**Exercise aim**. Count how many lines hold the word "chart" and give that number as the whole answer.

**Input for this task**.
------------------------------------
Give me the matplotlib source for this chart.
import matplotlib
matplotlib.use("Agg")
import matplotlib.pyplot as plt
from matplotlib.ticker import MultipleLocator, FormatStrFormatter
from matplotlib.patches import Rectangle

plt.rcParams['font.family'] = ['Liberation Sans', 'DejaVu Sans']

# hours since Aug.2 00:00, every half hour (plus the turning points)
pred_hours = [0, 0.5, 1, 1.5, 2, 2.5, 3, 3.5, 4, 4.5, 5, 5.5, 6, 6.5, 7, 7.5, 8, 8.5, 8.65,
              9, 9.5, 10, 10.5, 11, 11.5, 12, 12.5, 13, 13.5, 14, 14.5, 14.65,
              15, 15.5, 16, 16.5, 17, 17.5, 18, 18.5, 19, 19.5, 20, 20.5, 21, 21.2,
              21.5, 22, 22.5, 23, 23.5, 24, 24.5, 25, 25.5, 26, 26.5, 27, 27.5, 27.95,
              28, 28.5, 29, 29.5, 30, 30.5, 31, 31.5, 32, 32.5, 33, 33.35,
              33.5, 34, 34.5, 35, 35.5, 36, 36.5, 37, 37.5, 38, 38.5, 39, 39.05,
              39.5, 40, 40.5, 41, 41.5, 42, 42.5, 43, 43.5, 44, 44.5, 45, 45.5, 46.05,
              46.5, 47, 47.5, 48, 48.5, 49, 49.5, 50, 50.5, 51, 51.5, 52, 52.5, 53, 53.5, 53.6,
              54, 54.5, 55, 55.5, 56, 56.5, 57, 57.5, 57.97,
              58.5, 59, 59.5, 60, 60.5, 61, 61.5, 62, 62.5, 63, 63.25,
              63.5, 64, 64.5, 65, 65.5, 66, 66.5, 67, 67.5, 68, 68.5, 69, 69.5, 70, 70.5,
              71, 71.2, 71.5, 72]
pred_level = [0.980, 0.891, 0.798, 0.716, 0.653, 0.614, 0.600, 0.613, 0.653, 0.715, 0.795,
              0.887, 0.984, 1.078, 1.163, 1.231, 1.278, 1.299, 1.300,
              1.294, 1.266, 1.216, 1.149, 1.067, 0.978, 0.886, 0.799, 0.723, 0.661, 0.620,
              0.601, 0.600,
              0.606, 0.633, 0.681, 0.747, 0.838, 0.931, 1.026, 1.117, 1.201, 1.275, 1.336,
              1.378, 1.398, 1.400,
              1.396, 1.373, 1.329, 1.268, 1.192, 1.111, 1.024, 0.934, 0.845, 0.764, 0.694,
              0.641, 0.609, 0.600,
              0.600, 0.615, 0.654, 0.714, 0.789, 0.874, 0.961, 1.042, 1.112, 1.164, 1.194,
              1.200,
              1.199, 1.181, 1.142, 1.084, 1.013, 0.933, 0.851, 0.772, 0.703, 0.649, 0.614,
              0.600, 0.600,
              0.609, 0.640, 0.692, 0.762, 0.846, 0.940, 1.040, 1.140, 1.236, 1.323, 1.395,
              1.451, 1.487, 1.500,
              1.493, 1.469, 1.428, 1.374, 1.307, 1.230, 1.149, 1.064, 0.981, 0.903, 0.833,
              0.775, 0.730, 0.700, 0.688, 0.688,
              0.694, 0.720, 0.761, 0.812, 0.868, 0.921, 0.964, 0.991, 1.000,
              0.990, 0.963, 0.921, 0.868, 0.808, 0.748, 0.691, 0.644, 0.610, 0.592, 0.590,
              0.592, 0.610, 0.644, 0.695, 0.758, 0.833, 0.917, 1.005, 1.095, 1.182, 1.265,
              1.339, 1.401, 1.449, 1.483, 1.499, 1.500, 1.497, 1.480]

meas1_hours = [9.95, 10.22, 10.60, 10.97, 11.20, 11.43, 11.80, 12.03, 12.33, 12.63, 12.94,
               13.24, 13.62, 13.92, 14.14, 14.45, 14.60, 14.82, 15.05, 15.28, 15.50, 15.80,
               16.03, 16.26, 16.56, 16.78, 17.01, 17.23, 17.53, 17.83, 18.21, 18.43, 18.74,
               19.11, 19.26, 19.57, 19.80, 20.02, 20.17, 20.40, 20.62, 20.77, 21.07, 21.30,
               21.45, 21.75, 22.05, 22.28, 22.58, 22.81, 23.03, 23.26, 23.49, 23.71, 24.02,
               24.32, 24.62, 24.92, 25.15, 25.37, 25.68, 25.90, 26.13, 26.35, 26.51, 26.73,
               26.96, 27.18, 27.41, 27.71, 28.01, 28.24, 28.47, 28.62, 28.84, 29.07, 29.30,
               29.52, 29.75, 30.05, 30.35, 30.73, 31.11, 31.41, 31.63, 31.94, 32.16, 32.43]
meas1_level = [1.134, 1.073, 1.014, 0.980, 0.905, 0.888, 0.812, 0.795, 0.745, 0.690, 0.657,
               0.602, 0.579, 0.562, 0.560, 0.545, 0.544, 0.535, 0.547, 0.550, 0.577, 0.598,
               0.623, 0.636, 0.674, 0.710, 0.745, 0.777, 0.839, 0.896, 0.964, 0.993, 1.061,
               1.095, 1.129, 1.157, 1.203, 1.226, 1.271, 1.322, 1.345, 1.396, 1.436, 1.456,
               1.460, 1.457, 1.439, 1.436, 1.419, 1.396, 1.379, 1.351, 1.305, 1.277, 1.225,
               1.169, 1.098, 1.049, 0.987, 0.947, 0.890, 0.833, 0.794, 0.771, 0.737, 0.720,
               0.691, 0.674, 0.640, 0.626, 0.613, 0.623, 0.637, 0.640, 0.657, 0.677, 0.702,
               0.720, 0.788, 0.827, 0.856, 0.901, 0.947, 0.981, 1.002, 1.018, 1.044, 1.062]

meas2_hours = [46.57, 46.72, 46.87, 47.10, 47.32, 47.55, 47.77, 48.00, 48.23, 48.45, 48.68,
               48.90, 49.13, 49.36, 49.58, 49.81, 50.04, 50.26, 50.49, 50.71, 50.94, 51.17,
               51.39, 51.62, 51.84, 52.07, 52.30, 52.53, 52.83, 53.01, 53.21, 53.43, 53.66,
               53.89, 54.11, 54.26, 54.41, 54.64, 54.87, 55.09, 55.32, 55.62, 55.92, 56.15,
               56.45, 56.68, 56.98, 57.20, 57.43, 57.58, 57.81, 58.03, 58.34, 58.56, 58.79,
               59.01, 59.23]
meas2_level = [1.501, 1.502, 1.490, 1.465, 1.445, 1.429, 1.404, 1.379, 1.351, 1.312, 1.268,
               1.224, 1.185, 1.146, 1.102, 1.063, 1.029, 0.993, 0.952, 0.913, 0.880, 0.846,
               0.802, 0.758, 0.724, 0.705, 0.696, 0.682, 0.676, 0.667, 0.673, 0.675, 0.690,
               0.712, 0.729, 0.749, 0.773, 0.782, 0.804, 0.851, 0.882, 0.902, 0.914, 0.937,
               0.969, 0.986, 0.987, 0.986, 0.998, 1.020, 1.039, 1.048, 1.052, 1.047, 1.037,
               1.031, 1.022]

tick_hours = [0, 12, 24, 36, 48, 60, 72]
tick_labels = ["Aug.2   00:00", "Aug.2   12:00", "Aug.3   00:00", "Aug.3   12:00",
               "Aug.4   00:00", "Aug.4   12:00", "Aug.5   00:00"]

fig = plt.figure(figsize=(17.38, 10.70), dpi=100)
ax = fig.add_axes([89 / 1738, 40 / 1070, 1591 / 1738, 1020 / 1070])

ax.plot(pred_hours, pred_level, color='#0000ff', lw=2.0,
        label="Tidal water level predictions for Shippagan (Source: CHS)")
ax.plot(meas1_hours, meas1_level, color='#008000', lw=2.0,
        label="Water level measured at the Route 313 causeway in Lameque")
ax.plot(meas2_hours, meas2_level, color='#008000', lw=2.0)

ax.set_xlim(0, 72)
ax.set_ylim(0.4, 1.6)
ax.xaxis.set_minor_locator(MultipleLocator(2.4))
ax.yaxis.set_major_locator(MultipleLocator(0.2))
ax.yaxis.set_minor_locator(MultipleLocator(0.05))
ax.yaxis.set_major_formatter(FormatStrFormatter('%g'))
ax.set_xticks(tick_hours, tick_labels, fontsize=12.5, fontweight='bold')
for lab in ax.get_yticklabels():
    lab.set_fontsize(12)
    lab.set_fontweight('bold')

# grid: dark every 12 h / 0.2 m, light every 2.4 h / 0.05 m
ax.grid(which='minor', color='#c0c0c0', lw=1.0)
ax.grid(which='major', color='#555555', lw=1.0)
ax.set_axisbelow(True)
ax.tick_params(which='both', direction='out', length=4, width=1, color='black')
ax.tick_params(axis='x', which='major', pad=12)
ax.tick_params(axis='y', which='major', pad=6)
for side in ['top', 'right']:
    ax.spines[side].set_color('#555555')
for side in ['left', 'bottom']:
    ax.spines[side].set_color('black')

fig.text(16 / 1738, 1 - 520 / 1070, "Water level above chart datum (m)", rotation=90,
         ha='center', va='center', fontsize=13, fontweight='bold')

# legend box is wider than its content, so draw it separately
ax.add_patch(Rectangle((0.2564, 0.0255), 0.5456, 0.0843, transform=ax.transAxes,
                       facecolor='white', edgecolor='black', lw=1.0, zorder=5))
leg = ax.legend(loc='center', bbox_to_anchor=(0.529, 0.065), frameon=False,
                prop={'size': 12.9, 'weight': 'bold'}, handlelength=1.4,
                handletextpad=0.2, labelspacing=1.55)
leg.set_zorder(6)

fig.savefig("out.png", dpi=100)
------------------------------------
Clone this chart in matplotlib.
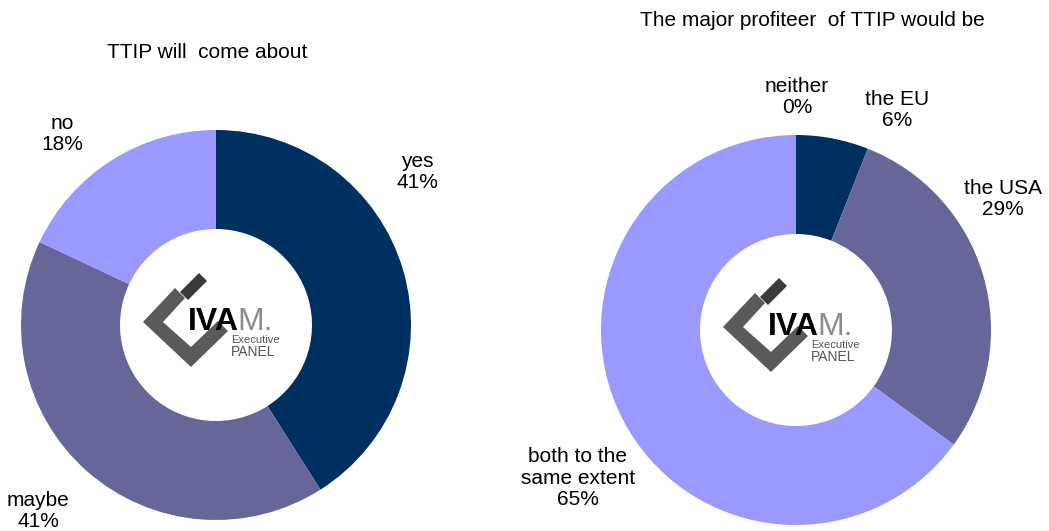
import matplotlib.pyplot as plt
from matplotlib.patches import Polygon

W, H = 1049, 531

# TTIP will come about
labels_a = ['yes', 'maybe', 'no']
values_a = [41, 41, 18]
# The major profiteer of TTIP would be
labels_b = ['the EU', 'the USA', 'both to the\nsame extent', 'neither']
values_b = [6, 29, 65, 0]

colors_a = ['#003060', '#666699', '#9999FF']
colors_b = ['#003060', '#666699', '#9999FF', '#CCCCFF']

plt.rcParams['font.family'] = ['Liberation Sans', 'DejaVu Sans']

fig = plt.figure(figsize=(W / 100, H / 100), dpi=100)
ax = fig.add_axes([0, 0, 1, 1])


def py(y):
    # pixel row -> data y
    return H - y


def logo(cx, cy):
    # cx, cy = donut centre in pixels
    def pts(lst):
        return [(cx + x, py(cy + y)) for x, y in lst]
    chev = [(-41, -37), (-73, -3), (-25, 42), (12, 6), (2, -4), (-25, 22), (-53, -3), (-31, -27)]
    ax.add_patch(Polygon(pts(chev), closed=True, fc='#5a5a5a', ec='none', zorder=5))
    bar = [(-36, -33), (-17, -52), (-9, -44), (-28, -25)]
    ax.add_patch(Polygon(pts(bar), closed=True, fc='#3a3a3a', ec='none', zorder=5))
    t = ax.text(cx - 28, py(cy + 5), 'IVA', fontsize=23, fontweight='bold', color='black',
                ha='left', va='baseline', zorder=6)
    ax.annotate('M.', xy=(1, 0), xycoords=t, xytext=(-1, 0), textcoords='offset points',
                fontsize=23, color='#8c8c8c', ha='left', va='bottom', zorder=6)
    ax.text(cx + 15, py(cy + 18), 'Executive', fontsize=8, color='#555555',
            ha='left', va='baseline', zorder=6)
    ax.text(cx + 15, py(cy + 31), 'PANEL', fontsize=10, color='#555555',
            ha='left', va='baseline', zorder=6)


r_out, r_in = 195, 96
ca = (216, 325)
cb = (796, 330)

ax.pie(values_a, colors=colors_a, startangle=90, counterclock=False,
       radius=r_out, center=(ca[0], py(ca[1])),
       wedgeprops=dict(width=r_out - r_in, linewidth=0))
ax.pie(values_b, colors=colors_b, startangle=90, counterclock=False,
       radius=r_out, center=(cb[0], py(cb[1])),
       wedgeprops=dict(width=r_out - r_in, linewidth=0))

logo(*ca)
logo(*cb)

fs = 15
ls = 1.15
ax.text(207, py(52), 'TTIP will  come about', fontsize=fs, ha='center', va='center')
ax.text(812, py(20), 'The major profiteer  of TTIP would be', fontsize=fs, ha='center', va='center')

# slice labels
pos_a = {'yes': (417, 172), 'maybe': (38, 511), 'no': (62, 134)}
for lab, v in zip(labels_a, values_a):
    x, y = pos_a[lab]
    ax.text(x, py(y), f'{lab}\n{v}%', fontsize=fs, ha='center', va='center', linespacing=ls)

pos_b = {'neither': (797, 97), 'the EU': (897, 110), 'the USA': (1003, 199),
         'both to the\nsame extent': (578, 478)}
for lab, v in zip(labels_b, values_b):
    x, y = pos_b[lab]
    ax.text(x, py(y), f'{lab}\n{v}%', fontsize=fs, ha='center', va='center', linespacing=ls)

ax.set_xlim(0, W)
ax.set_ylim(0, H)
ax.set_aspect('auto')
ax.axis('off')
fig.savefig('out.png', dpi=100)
------------------------------------
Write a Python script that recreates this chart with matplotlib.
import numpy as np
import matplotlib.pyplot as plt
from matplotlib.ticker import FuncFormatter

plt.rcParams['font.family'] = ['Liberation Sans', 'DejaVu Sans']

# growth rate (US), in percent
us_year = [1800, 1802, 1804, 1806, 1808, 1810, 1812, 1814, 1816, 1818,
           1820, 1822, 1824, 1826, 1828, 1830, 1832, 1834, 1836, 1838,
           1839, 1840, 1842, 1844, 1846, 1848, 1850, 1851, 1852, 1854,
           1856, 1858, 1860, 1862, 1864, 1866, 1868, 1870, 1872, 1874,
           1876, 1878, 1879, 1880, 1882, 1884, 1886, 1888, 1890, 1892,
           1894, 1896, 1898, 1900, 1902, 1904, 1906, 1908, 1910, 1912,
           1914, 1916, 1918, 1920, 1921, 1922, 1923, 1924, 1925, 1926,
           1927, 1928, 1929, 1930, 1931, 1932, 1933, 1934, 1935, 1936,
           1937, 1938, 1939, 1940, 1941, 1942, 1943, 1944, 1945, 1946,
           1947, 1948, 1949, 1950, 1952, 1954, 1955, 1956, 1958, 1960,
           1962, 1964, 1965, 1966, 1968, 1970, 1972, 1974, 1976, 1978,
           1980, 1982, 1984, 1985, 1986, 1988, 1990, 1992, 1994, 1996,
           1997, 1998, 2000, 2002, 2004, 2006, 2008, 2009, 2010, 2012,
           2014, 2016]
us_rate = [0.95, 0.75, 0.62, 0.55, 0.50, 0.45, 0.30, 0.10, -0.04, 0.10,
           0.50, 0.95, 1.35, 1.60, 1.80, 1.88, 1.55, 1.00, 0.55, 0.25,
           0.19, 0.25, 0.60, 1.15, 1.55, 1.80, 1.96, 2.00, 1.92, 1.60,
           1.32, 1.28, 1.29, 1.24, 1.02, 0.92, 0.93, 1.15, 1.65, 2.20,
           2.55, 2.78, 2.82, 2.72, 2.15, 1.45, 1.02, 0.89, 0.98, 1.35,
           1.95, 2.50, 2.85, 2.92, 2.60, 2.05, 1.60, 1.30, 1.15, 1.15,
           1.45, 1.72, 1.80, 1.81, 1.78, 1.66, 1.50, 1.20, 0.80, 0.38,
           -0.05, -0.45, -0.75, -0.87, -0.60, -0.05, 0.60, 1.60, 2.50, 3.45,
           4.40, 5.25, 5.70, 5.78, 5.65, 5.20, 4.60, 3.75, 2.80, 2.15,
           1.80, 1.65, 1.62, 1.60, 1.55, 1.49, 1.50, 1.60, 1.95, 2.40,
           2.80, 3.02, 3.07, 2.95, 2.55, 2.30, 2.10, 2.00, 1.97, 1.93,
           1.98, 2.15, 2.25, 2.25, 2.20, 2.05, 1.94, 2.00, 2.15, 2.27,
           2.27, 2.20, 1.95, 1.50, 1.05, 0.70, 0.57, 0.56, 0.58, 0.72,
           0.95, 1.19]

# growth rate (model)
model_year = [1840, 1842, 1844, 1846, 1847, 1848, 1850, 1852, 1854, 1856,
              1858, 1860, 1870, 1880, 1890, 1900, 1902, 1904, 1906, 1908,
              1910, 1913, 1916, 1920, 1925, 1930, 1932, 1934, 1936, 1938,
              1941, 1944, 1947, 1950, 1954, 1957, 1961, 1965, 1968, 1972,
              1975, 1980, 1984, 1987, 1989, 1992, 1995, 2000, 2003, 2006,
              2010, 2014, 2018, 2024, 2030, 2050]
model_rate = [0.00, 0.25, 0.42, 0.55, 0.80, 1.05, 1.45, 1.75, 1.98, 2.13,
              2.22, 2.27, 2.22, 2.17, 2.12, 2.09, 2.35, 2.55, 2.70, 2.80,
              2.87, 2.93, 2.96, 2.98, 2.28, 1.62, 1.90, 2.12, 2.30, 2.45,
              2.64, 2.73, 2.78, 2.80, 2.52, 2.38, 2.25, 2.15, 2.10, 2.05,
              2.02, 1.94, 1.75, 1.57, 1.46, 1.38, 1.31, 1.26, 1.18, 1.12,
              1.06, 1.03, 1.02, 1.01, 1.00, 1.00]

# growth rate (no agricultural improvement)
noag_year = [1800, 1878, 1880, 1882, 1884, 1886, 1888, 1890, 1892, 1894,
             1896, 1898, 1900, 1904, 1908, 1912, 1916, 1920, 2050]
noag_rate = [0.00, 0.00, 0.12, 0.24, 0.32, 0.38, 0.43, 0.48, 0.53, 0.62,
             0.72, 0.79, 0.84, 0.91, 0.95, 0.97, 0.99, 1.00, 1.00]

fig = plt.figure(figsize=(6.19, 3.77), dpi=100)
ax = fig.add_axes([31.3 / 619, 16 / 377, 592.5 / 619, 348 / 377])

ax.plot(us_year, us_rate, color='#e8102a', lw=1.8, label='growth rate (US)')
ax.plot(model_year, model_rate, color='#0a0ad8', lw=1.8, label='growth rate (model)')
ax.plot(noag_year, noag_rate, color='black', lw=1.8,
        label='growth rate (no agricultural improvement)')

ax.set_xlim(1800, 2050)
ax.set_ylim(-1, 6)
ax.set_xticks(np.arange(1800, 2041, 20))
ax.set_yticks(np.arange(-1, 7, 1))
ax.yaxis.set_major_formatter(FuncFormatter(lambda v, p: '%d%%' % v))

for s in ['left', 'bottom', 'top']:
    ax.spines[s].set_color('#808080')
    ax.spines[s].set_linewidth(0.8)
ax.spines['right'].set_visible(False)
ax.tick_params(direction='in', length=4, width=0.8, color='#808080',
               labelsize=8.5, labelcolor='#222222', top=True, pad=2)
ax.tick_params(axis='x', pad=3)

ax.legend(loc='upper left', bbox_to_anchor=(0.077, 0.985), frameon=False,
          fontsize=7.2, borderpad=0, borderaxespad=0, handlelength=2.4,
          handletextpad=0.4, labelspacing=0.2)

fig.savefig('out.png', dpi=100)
------------------------------------
**Solution for this task**. 4